In order to be able to offer customers an effective added value when it comes to machining, the company inaugurated its very own Technology Centre in 2009. Marc Blaser: “Our Technology Centre is truly state-of-the-art and enables us to carry out stringent tests on new metalworking products and system solutions.
It also ensures that we are able to work in partnership with customers helping them improve their productivity, economic efficiencies and machining quality by identifying and developing metalworking fluid solutions that are tailored exactly to their needs, which we call a Liquid Tool.

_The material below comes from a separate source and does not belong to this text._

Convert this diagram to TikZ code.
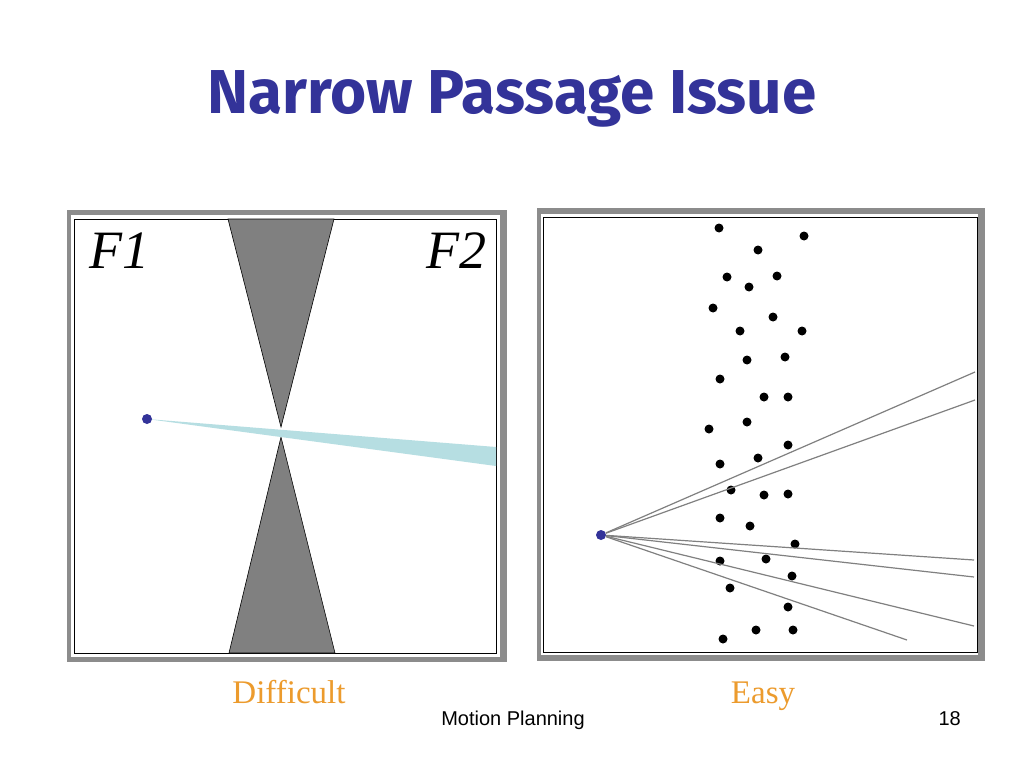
\documentclass[tikz,border=0pt]{standalone}
\usepackage{fontspec}
\setmainfont{Liberation Serif}
\setsansfont{Liberation Sans}
\newfontfamily\titlefont{Fira Sans}

\definecolor{titleblue}{RGB}{51,51,153}
\definecolor{framegray}{RGB}{140,140,140}
\definecolor{obstgray}{RGB}{128,128,128}
\definecolor{beamcyan}{RGB}{182,222,226}
\definecolor{labelorange}{RGB}{236,155,45}

\begin{document}
\begin{tikzpicture}[x=1pt,y=-1pt,
    title/.style={font=\titlefont\bfseries\fontsize{62}{66}\selectfont, text=titleblue, inner sep=0pt},
    caption/.style={font=\fontsize{33}{38}\selectfont, text=labelorange, inner sep=0pt},
    footer/.style={font=\sffamily\fontsize{20}{24}\selectfont, inner sep=0pt},
    flabel/.style={font=\itshape\fontsize{54}{58}\selectfont, inner sep=0pt},
    frame/.style={fill=framegray},
    obst/.style={fill=obstgray, draw=black, line width=0.6pt},
    qdot/.style={circle, fill=titleblue, inner sep=0pt, minimum size=10pt},
    pdot/.style={circle, fill=black, inner sep=0pt, minimum size=9pt},
    ray/.style={draw=gray, line width=1.2pt}]
  \useasboundingbox[fill=white] (0,0) rectangle (1024,768);

  % title
  \node[title] (title) at (512,99) {Narrow Passage Issue};

  % difficult case
  \fill[frame] (67,210) rectangle (507,662);
  \fill[white] (71,215) rectangle (500,657);
  \draw[line width=0.8pt] (74,219) rectangle (496,653);

  \filldraw[obst] (228,219) -- (281,427) -- (334,219) -- cycle;
  \filldraw[obst] (229,653) -- (281,437) -- (335,653) -- cycle;

  \fill[beamcyan] (147,419) -- (496,447) -- (496,466) -- cycle;
  \node[qdot] (qa) at (147,419) {};

  \node[flabel, anchor=base west] (f1) at (89,268) {F1};
  \node[flabel, anchor=base east] (f2) at (487,268) {F2};

  % easy case
  \fill[frame] (537,208) rectangle (985,661);
  \fill[white] (541,214) rectangle (978,655);
  \draw[line width=0.8pt] (543,217) rectangle (977,652);

  \foreach \x/\y [count=\i] in {719/228, 804/236, 758/250, 727/277, 777/276,
      749/287, 713/308, 773/317, 740/331, 802/331, 747/360, 785/357, 720/379,
      764/397, 788/397, 747/422, 709/429, 788/445, 758/458, 720/464, 731/490,
      764/495, 788/494, 720/518, 750/526, 795/544, 720/561, 766/559, 792/576,
      730/588, 788/607, 756/630, 793/630, 723/639}
    \node[pdot] (d\i) at (\x,\y) {};

  \node[qdot] (qb) at (601,535) {};
  \coordinate (r1) at (975,372);
  \coordinate (r2) at (975,400);
  \coordinate (r3) at (974,560);
  \coordinate (r4) at (974,577);
  \coordinate (r5) at (974,626);
  \coordinate (r6) at (907,640);
  \foreach \i in {1,...,6}
    \draw[ray] (qb) -- (r\i);

  % captions
  \node[caption, anchor=base] (difficult) at (289,703) {Difficult};
  \node[caption, anchor=base] (easy) at (763,703) {Easy};
  \node[footer, anchor=base] (topic) at (513,725) {Motion Planning};
  \node[footer, anchor=base east] (page) at (961,725) {18};
\end{tikzpicture}
\end{document}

“The ability to work collaboratively and consultatively with customers is a key strength of ours, and the continued investment in our research and development facilities provides us with distinct technical (and competitive) advantages.”
Doubling of the tool life
In a recent project, Blaser experts in the Technology Centre impressively optimised the tool life. A renowned partner filled the role of international supplier and manufactured aircraft parts from a high-strength titanium alloy. In the ultra-modern Technology Centre in Hasle-Ruegsau, a range of tests were started with the goal of optimising the tool life during pocket machining.
The specialists at Blaser reconstructed the partner’s machining environment and employed the same machining parameters and data using a DMG Mori DMU 65 mono block machining centre, and began comprehensive tests employing trochoidal milling strategies.
The tests compared machining performance (specifically tool wear) when using a conventional metalworking fluid against an optimal metalworking fluid specifically adapted to the partner’s needs. The series of width of wear tests were conducted up to 0.30 mm.
The results were excellent. Using the optimally adapted coolant from Blaser Swisslube, 11 instead of just five pockets could be milled until the wear on the tool forced the processing to be stopped. The result achieved was confirmed in various series of tests, and corresponds to a doubling of the tool life.
Machining data: Operation: Pocket milling Material: high-strength titanium alloy for aircraft construction Machine type: DMU 65 monoblock (DMG MORI) Tool: Sandvik 2P342-1200-CMA 1740 – End mill with a diameter of 12 mm Cutting parameters: Vc 80 m/min, fz 0.075 mm, ae 0.9 mm, ap 19 mm Coolant pressure: 75 bar
“The partner and we at Blaser Swisslube are very satisfied with the results achieved. Although improvements with respect to reduced cycle times were not the focus of these tests – we are ready to work with the partner to optimise these too”, concludes Marc Blaser.